- [PROVIDED MATERIAL]:
** start **
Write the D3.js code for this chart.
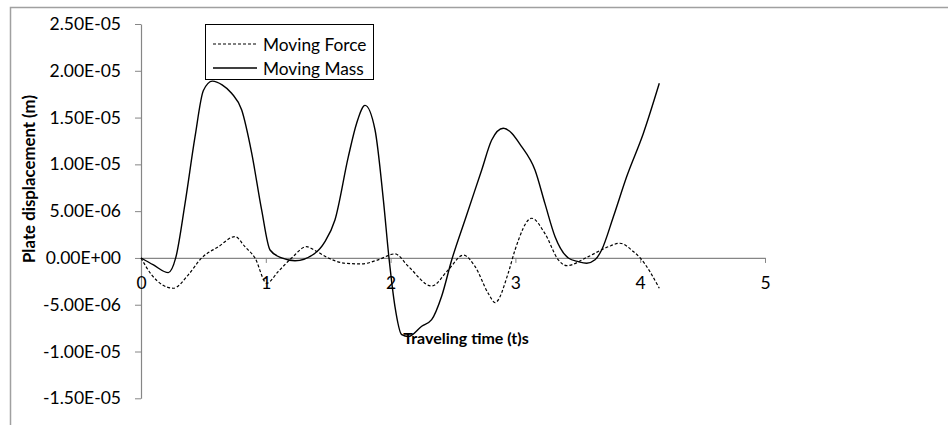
<!DOCTYPE html>
<html>
<head>
<meta charset="utf-8">
<script src="https://cdn.jsdelivr.net/npm/d3@7"></script>
<style>
  html, body { margin: 0; padding: 0; background: #fff; }
  svg { display: block; }
  text { font-family: Lato, "Open Sans", sans-serif; fill: #000; }
</style>
</head>
<body>
<svg id="chart" width="948" height="425"></svg>
<script>
// Plate displacement (m) against traveling time (s)
const timeMass = [0, 0.1, 0.219, 0.278, 0.353, 0.433, 0.5, 0.572, 0.65, 0.726, 0.807, 0.887, 0.967, 1.034, 1.127,
  1.234, 1.394, 1.474, 1.554, 1.661, 1.728, 1.795, 1.875, 1.942, 1.987, 2.035, 2.089, 2.142, 2.249, 2.329,
  2.409, 2.49, 2.596, 2.73, 2.81, 2.903, 3.05, 3.157, 3.237, 3.317, 3.424, 3.504, 3.571, 3.638, 3.691,
  3.785, 3.892, 4.025, 4.153];
const displacementMass = [0, -0.75e-6, -1.57e-6, 0, 5.84e-6, 12.96e-6, 17.9e-6, 18.9e-6, 18.5e-6, 17.6e-6, 15.8e-6,
  11.2e-6, 5.1e-6, 0.85e-6, 0, -0.3e-6, 0.5e-6, 1.74e-6, 4.06e-6, 10.8e-6, 14.4e-6, 16.3e-6, 13.7e-6, 6.2e-6,
  0, -5.2e-6, -8.2e-6, -8.4e-6, -7.3e-6, -6.6e-6, -4.1e-6, -0.2e-6, 4.06e-6, 9.4e-6, 12.6e-6, 13.86e-6,
  11.9e-6, 9.4e-6, 5.8e-6, 2.3e-6, 0, -0.4e-6, -0.57e-6, -0.2e-6, 0.85e-6, 4.4e-6, 8.7e-6, 13.3e-6, 18.66e-6];

const timeForce = [0, 0.085, 0.259, 0.379, 0.486, 0.62, 0.753, 0.833, 0.913, 1.007, 1.1, 1.207, 1.327, 1.394,
  1.5, 1.635, 1.768, 1.9, 2.035, 2.142, 2.329, 2.462, 2.583, 2.676, 2.783, 2.837, 2.943, 2.997, 3.13,
  3.237, 3.344, 3.41, 3.584, 3.744, 3.838, 3.945, 4.0, 4.153];
const displacementForce = [0, -1.8e-6, -3.24e-6, -1.8e-6, 0, 1.2e-6, 2.28e-6, 1.2e-6, 0, -2.7e-6, -1.45e-6, 0,
  1.2e-6, 0.8e-6, 0, -0.57e-6, -0.64e-6, -0.2e-6, 0.43e-6, -0.9e-6, -3.0e-6, -1.28e-6, 0.3e-6, -0.9e-6,
  -3.8e-6, -4.77e-6, -1.6e-6, 0.85e-6, 4.24e-6, 2.6e-6, -0.2e-6, -0.82e-6, 0.14e-6, 1.2e-6, 1.57e-6,
  0.68e-6, 0, -3.24e-6];

const xTicks = [0, 1, 2, 3, 4, 5];
const yTicks = [-1.5e-5, -1e-5, -5e-6, 0, 5e-6, 1e-5, 1.5e-5, 2e-5, 2.5e-5];
const seriesNames = ["Moving Force", "Moving Mass"];
const xTitle = "Traveling time (t)s";
const yTitle = "Plate displacement (m)";

const svg = d3.select("#chart");

// outer chart frame
svg.append("path")
  .attr("d", "M10.5,425 L10.5,7.5 L948,7.5")
  .attr("fill", "none")
  .attr("stroke", "#a0a0a0")
  .attr("stroke-width", 1.5);

const x = d3.scaleLinear().domain([0, 5]).range([141, 765]);
const y = d3.scaleLinear().domain([-1.5e-5, 2.5e-5]).range([398.3, 24]);

// Excel-style scientific format: 2.50E-05, 0.00E+00
function sci(v) {
  if (v === 0) return "0.00E+00";
  const parts = v.toExponential(2).split("e");
  const n = +parts[1];
  return parts[0] + "E" + (n < 0 ? "-" : "+") + String(Math.abs(n)).padStart(2, "0");
}

const axisColor = "#868686";

// y axis
const gy = svg.append("g")
  .attr("transform", "translate(141,0)")
  .call(d3.axisLeft(y).tickValues(yTicks).tickFormat(sci).tickSize(6).tickSizeOuter(0).tickPadding(14));
gy.select(".domain").attr("stroke", axisColor).attr("stroke-width", 1.2);
gy.selectAll(".tick line").attr("stroke", axisColor);
gy.selectAll(".tick text").attr("font-size", 17.5).attr("font-family", "Lato, sans-serif").attr("fill", "#000");

// x axis through zero
const gx = svg.append("g")
  .attr("transform", `translate(0,${y(0)})`)
  .call(d3.axisBottom(x).tickValues(xTicks).tickFormat(d3.format("d")).tickSize(5).tickSizeOuter(0));
gx.select(".domain").attr("stroke", axisColor).attr("stroke-width", 1.2);
gx.selectAll(".tick line").attr("stroke", axisColor);
gx.selectAll(".tick text")
  .attr("font-size", 17.5).attr("font-family", "Lato, sans-serif").attr("fill", "#000")
  .attr("y", 25).attr("dy", "0.35em");

// series lines
const line = d3.line()
  .x(d => x(d[0]))
  .y(d => y(d[1]))
  .curve(d3.curveMonotoneX);

svg.append("path")
  .datum(d3.zip(timeForce, displacementForce))
  .attr("d", line)
  .attr("fill", "none")
  .attr("stroke", "#000")
  .attr("stroke-width", 1.2)
  .attr("stroke-dasharray", "3,2");

svg.append("path")
  .datum(d3.zip(timeMass, displacementMass))
  .attr("d", line)
  .attr("fill", "none")
  .attr("stroke", "#000")
  .attr("stroke-width", 1.4);

// axis titles
svg.append("text")
  .attr("transform", "translate(28,179) rotate(-90)")
  .attr("text-anchor", "middle")
  .attr("dominant-baseline", "central")
  .attr("font-size", 17)
  .attr("font-weight", "bold")
  .attr("textLength", 168)
  .attr("lengthAdjust", "spacingAndGlyphs")
  .text(yTitle);

svg.append("text")
  .attr("x", 466)
  .attr("y", 337)
  .attr("text-anchor", "middle")
  .attr("dominant-baseline", "central")
  .attr("font-size", 16)
  .attr("font-weight", "bold")
  .text(xTitle);

// legend
const legend = svg.append("g");
legend.append("rect")
  .attr("x", 205.5).attr("y", 24.5)
  .attr("width", 168).attr("height", 55)
  .attr("fill", "#fff")
  .attr("stroke", "#000")
  .attr("stroke-width", 1);

const legendRows = [
  { name: seriesNames[0], dash: "3,2", width: 1.2, cy: 44 },
  { name: seriesNames[1], dash: null, width: 1.4, cy: 68 }
];
legendRows.forEach(r => {
  legend.append("line")
    .attr("x1", 213).attr("x2", 257)
    .attr("y1", r.cy).attr("y2", r.cy)
    .attr("stroke", "#000")
    .attr("stroke-width", r.width)
    .attr("stroke-dasharray", r.dash);
  legend.append("text")
    .attr("x", 263).attr("y", r.cy)
    .attr("dominant-baseline", "central")
    .attr("font-size", 17.3)
    .text(r.name);
});
</script>
</body>
</html>
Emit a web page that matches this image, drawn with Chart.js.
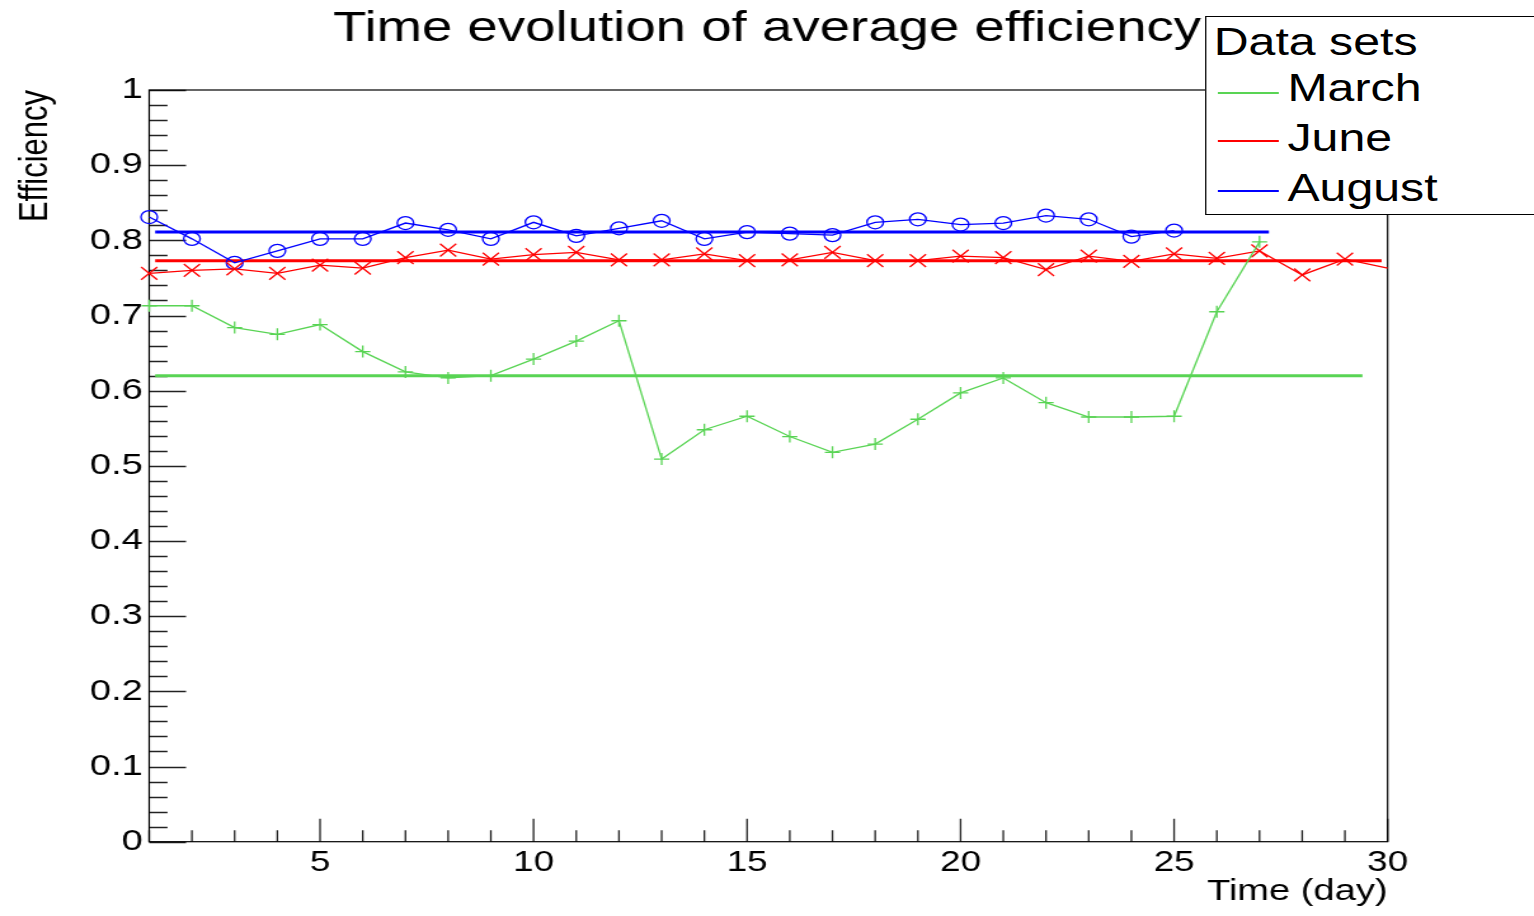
<!DOCTYPE html>
<html>
<head>
<meta charset="utf-8">
<title>Time evolution of average efficiency</title>
<script src="https://cdn.jsdelivr.net/npm/chart.js@4"></script>
<style>
  html, body { margin: 0; padding: 0; background: #fff; overflow: hidden; }
  /* the reference is a ROOT canvas stretched sideways, so the whole figure is drawn narrow and scaled in x */
  #wrap { position: absolute; left: 0; top: 0; width: 1208px; height: 916px; overflow: hidden;
          transform: scaleX(1.2699); transform-origin: 0 0; }
  #legend { position: absolute; left: 948.8px; top: 16px; width: 320px; height: 197px;
            border: 1px solid #000; background: #fff; font-family: "Liberation Sans", Arial, sans-serif; }
  #legend .txt { position: absolute; font-size: 38px; line-height: 38px; color: #000; white-space: nowrap; }
  #legend .line { position: absolute; left: 9px; width: 48px; height: 2px; }
</style>
</head>
<body>
<div id="wrap">
  <canvas id="chart" width="1208" height="916"></canvas>
  <div id="legend"></div>
</div>
<script>
// days of the month
const days = [1, 2, 3, 4, 5, 6, 7, 8, 9, 10, 11, 12, 13, 14, 15, 16, 17, 18, 19, 20,
              21, 22, 23, 24, 25, 26, 27, 28, 29, 30];

// average efficiency per day
const marchEff = [0.713, 0.713, 0.684, 0.675, 0.688, 0.652, 0.625, 0.617, 0.620, 0.642,
                  0.666, 0.693, 0.509, 0.548, 0.566, 0.539, 0.518, 0.529, 0.562, 0.597,
                  0.617, 0.584, 0.565, 0.565, 0.566, 0.705, 0.798];
const juneEff = [0.756, 0.760, 0.762, 0.756, 0.767, 0.763, 0.777, 0.787, 0.775, 0.781,
                 0.784, 0.774, 0.774, 0.782, 0.773, 0.774, 0.784, 0.773, 0.773, 0.779,
                 0.777, 0.761, 0.779, 0.772, 0.782, 0.776, 0.786, 0.754, 0.775, 0.763];
const augustEff = [0.831, 0.802, 0.770, 0.786, 0.802, 0.802, 0.823, 0.814, 0.802, 0.824,
                   0.806, 0.816, 0.826, 0.802, 0.811, 0.809, 0.807, 0.824, 0.828, 0.821,
                   0.823, 0.833, 0.828, 0.805, 0.813];

// constant fits (mean) and the x range each one is drawn over
const marchMean = 0.620;
const juneMean = 0.773;
const augustMean = 0.811;
const marchFitRange = [1.14, 29.41];
const juneFitRange = [1.14, 29.86];
const augustFitRange = [1.14, 27.22];

const seriesNames = ["March", "June", "August"];
const legendTitle = "Data sets";

// axes
const xMin = 1, xMax = 30;
const yMin = 0, yMax = 1;
const xTickValues = [5, 10, 15, 20, 25, 30];
const xTickLabels = ["5", "10", "15", "20", "25", "30"];
const xMinorStep = 1;
const yTickValues = [0, 0.1, 0.2, 0.3, 0.4, 0.5, 0.6, 0.7, 0.8, 0.9, 1];
const yTickLabels = ["0", "0.1", "0.2", "0.3", "0.4", "0.5", "0.6", "0.7", "0.8", "0.9", "1"];
const yMinorStep = 0.02;

const GREEN = "rgb(89,212,84)";
const RED = "rgb(255,0,0)";
const BLUE = "rgb(0,0,255)";
const seriesColors = [GREEN, RED, BLUE];
const FONT = "'Liberation Sans', Arial, sans-serif";

function points(vals) {
    return vals.map((v, i) => ({ x: days[i], y: v }));
}
function fitLine(range, mean) {
    return range.map(x => ({ x: x, y: mean }));
}

// ROOT style frame with ticks pointing inwards
const frameTicks = {
    id: "frameTicks",
    beforeDatasetsDraw(chart) {
        const ctx = chart.ctx;
        const a = chart.chartArea;
        const xs = chart.scales.x, ys = chart.scales.y;
        ctx.save();
        ctx.strokeStyle = "#222";
        ctx.lineWidth = 1.3;
        ctx.beginPath();
        // y axis: major + minor
        for (let k = 0; k * yMinorStep <= yMax - yMin + 1e-9; k++) {
            const v = yMin + k * yMinorStep;
            const py = Math.round(ys.getPixelForValue(v)) + 0.5;
            const major = yTickValues.some(t => Math.abs(t - v) < 1e-6);
            ctx.moveTo(a.left, py);
            ctx.lineTo(a.left + (major ? 29 : 14.4), py);
        }
        // x axis: major + minor
        for (let v = xMin; v <= xMax; v += xMinorStep) {
            const px = xs.getPixelForValue(v);
            const major = xTickValues.includes(v);
            ctx.moveTo(px, a.bottom);
            ctx.lineTo(px, a.bottom - (major ? 23 : 11.5));
        }
        ctx.stroke();
        ctx.strokeStyle = "#000";
        ctx.lineWidth = 1.2;
        ctx.strokeRect(a.left, a.top, a.right - a.left, a.bottom - a.top);
        ctx.restore();
    }
};

const dataStyle = { showLine: true, fill: false, tension: 0, borderWidth: 1.3, pointBorderWidth: 1.3, clip: false };
const fitStyle = { showLine: true, fill: false, tension: 0, borderWidth: 3, pointRadius: 0 };

const chart = new Chart(document.getElementById("chart").getContext("2d"), {
    type: "line",
    data: {
        datasets: [
            Object.assign({ label: seriesNames[0], data: points(marchEff), borderColor: GREEN,
                pointStyle: "cross", pointRadius: 6, pointBorderColor: GREEN }, dataStyle),
            Object.assign({ label: seriesNames[1], data: points(juneEff), borderColor: RED,
                pointStyle: "crossRot", pointBorderColor: RED,
                pointRadius: c => (c.raw && c.raw.x >= xMax) ? 0 : 9 }, dataStyle),
            Object.assign({ label: seriesNames[2], data: points(augustEff), borderColor: BLUE,
                pointStyle: "circle", pointRadius: 6.5, pointBorderColor: BLUE,
                pointBackgroundColor: "rgba(0,0,0,0)" }, dataStyle),
            Object.assign({ label: "March mean", data: fitLine(marchFitRange, marchMean), borderColor: GREEN }, fitStyle),
            Object.assign({ label: "June mean", data: fitLine(juneFitRange, juneMean), borderColor: RED }, fitStyle),
            Object.assign({ label: "August mean", data: fitLine(augustFitRange, augustMean), borderColor: BLUE }, fitStyle)
        ]
    },
    options: {
        responsive: false,
        animation: false,
        devicePixelRatio: 1,
        events: [],
        layout: { padding: 0 },
        plugins: {
            legend: { display: false },
            tooltip: { enabled: false },
            title: {
                display: true,
                text: "Time evolution of average efficiency",
                color: "#000",
                font: { family: FONT, size: 43, weight: "normal", lineHeight: 1.2 },
                padding: { top: 3, bottom: 35.4 }
            }
        },
        scales: {
            x: {
                type: "linear",
                min: xMin, max: xMax,
                grid: { display: false, drawTicks: false },
                border: { display: false },
                afterBuildTicks: s => { s.ticks = xTickValues.map(v => ({ value: v })); },
                afterFit: s => { s.height = 74.3; },
                ticks: {
                    color: "#000", padding: 3.4, maxRotation: 0, autoSkip: false,
                    font: { family: FONT, size: 29 },
                    callback: (v, i) => xTickLabels[i]
                },
                title: {
                    display: true, text: "Time (day)", align: "end", color: "#000",
                    font: { family: FONT, size: 30 },
                    padding: { top: 0, bottom: 6.3 }
                }
            },
            y: {
                type: "linear",
                min: yMin, max: yMax,
                grid: { display: false, drawTicks: false },
                border: { display: false },
                afterBuildTicks: s => { s.ticks = yTickValues.map(v => ({ value: v })); },
                afterFit: s => { s.width = 117.5; },
                ticks: {
                    color: "#000", padding: 5, autoSkip: false,
                    font: { family: FONT, size: 30 },
                    callback: (v, i) => yTickLabels[i]
                },
                title: {
                    display: true, text: "Efficiency", align: "end", color: "#000",
                    font: { family: FONT, size: 31 },
                    padding: { top: 9.6, bottom: 0 }
                }
            },
            // empty right-hand margin so the title stays centred on the canvas
            yRight: {
                position: "right",
                display: true,
                grid: { display: false, drawTicks: false },
                border: { display: false },
                ticks: { display: false },
                afterFit: s => { s.width = 115.3; }
            }
        }
    },
    plugins: [frameTicks]
});

// ROOT style legend box
(function buildLegend() {
    const box = document.getElementById("legend");
    const head = document.createElement("div");
    head.className = "txt";
    head.style.left = "6px";
    head.style.top = "5.5px";
    head.textContent = legendTitle;
    box.appendChild(head);
    const lineY = [75, 123, 173];
    const textTop = [52.4, 102.4, 152.4];
    seriesNames.forEach((name, i) => {
        const ln = document.createElement("div");
        ln.className = "line";
        ln.style.top = lineY[i] + "px";
        ln.style.backgroundColor = seriesColors[i];
        box.appendChild(ln);
        const t = document.createElement("div");
        t.className = "txt";
        t.style.left = "64px";
        t.style.top = textTop[i] + "px";
        t.textContent = name;
        box.appendChild(t);
    });
})();
</script>
</body>
</html>
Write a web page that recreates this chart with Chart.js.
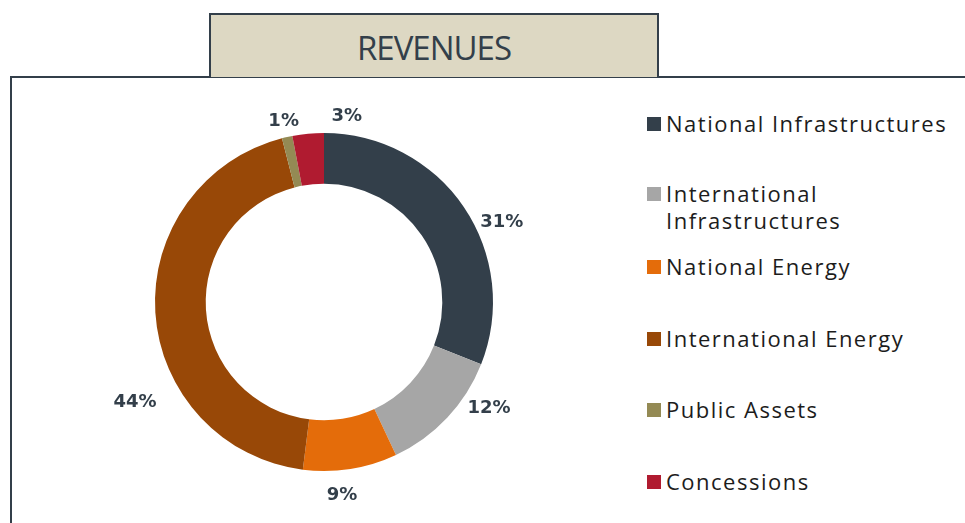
** end **
- [WRITTEN INSTRUCTION]: Without the pictures, repeat the entries above line by line, from the first through the one that contains "0.68e-6, 0, -3.24e-6];", both ends included.

- [PROBLEM SOLUTION]:
Write the D3.js code for this chart.
<!DOCTYPE html>
<html>
<head>
<meta charset="utf-8">
<script src="https://cdn.jsdelivr.net/npm/d3@7"></script>
<style>
  html, body { margin: 0; padding: 0; background: #fff; }
  svg { display: block; }
  text { font-family: Lato, "Open Sans", sans-serif; fill: #000; }
</style>
</head>
<body>
<svg id="chart" width="948" height="425"></svg>
<script>
// Plate displacement (m) against traveling time (s)
const timeMass = [0, 0.1, 0.219, 0.278, 0.353, 0.433, 0.5, 0.572, 0.65, 0.726, 0.807, 0.887, 0.967, 1.034, 1.127,
  1.234, 1.394, 1.474, 1.554, 1.661, 1.728, 1.795, 1.875, 1.942, 1.987, 2.035, 2.089, 2.142, 2.249, 2.329,
  2.409, 2.49, 2.596, 2.73, 2.81, 2.903, 3.05, 3.157, 3.237, 3.317, 3.424, 3.504, 3.571, 3.638, 3.691,
  3.785, 3.892, 4.025, 4.153];
const displacementMass = [0, -0.75e-6, -1.57e-6, 0, 5.84e-6, 12.96e-6, 17.9e-6, 18.9e-6, 18.5e-6, 17.6e-6, 15.8e-6,
  11.2e-6, 5.1e-6, 0.85e-6, 0, -0.3e-6, 0.5e-6, 1.74e-6, 4.06e-6, 10.8e-6, 14.4e-6, 16.3e-6, 13.7e-6, 6.2e-6,
  0, -5.2e-6, -8.2e-6, -8.4e-6, -7.3e-6, -6.6e-6, -4.1e-6, -0.2e-6, 4.06e-6, 9.4e-6, 12.6e-6, 13.86e-6,
  11.9e-6, 9.4e-6, 5.8e-6, 2.3e-6, 0, -0.4e-6, -0.57e-6, -0.2e-6, 0.85e-6, 4.4e-6, 8.7e-6, 13.3e-6, 18.66e-6];

const timeForce = [0, 0.085, 0.259, 0.379, 0.486, 0.62, 0.753, 0.833, 0.913, 1.007, 1.1, 1.207, 1.327, 1.394,
  1.5, 1.635, 1.768, 1.9, 2.035, 2.142, 2.329, 2.462, 2.583, 2.676, 2.783, 2.837, 2.943, 2.997, 3.13,
  3.237, 3.344, 3.41, 3.584, 3.744, 3.838, 3.945, 4.0, 4.153];
const displacementForce = [0, -1.8e-6, -3.24e-6, -1.8e-6, 0, 1.2e-6, 2.28e-6, 1.2e-6, 0, -2.7e-6, -1.45e-6, 0,
  1.2e-6, 0.8e-6, 0, -0.57e-6, -0.64e-6, -0.2e-6, 0.43e-6, -0.9e-6, -3.0e-6, -1.28e-6, 0.3e-6, -0.9e-6,
  -3.8e-6, -4.77e-6, -1.6e-6, 0.85e-6, 4.24e-6, 2.6e-6, -0.2e-6, -0.82e-6, 0.14e-6, 1.2e-6, 1.57e-6,
  0.68e-6, 0, -3.24e-6];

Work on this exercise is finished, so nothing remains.